Naturally the chimney was an early causalty. I took this photo a long time ago.

So, sunset is on the way for this old church. It’s one of my favorite local photo spots, and it’s sad to see it go. Often when a building gets to this state of disrepair and instability, responsible parties destroy it before time does the inevitable. After all, it is unsafe. I’ve tried to stop by periodically to chronicle the demise of this beautiful little church, and I don’t care to imagine the day when it no longer remains.

Valve job

I noticed something really cool while taking photos for the owner of a farmstead northwest of the Bismarck-Mandan area. Obviously it was a beautiful day, as you can tell from the green pasture and blue sky above.

This is an inventive way to block the door of the shop. The hasp doesn’t quite line up okay, but by grabbing a spare valve and dropping it into place, it’s easy to keep things closed.

I love the ingenuity of rural North Dakota.

One for the bucket list

I spotted this old farmhouse while out roaming a couple years ago, and was curious about it (naturally)…but, since there were cattle on the land, I wasn’t about to try getting any closer (including by air). I always planned on swinging by again to try getting a better look, but I had no idea when that might be.

Fast forward to Spring 2019 (Did we have a spring? I may have missed it.) – I was poking around south of Bismarck-Mandan, and figured I’d try my luck despite the wind. Thankfully, I was able to fly around a little bit during a lull in the stiff breeze.

This house sits on a hill, providing a nice angle from above. It looks like at least one addition was built at some point.

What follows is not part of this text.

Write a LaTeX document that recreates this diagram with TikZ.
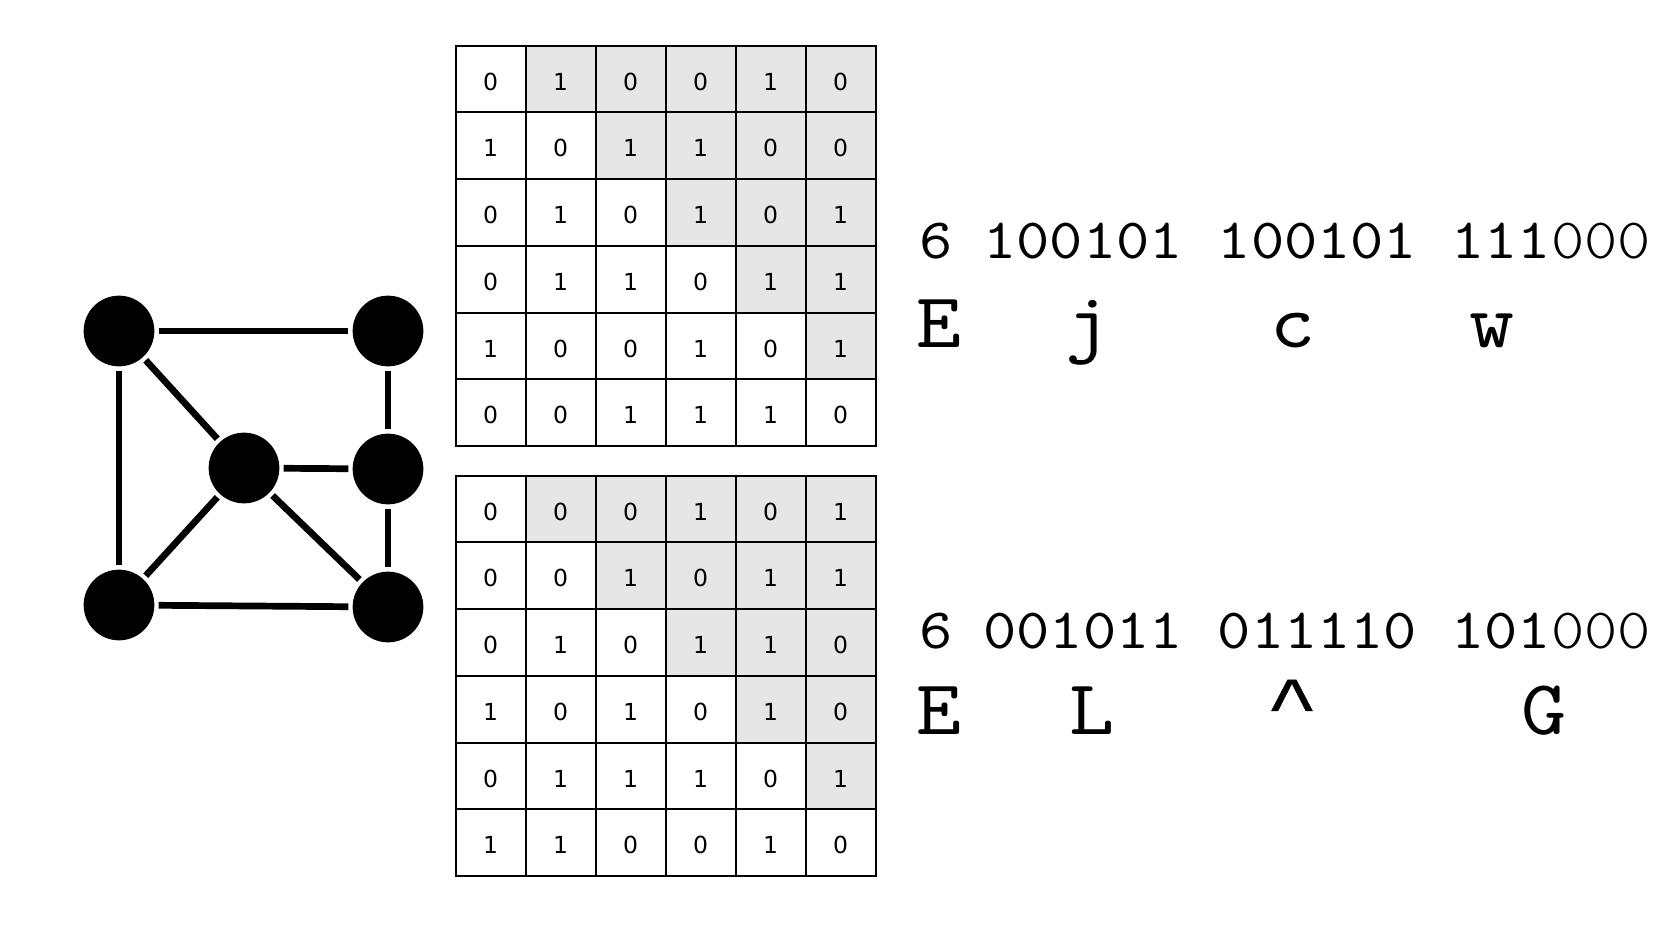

The funny thing is, due to the wide angle of the drone camera, I kinda like my original photo, shot from the road with a telephoto lens. It gets the water in there better, as well as those lovely Morton County hills.

I’m told that this house may not remain much longer, so I’m glad I was able to investigate a bit – at least enough to satisfy my curiosity. There’s a growing list of sites for which I was too late, and a comparable number of sites which have disappeared since I photographed them.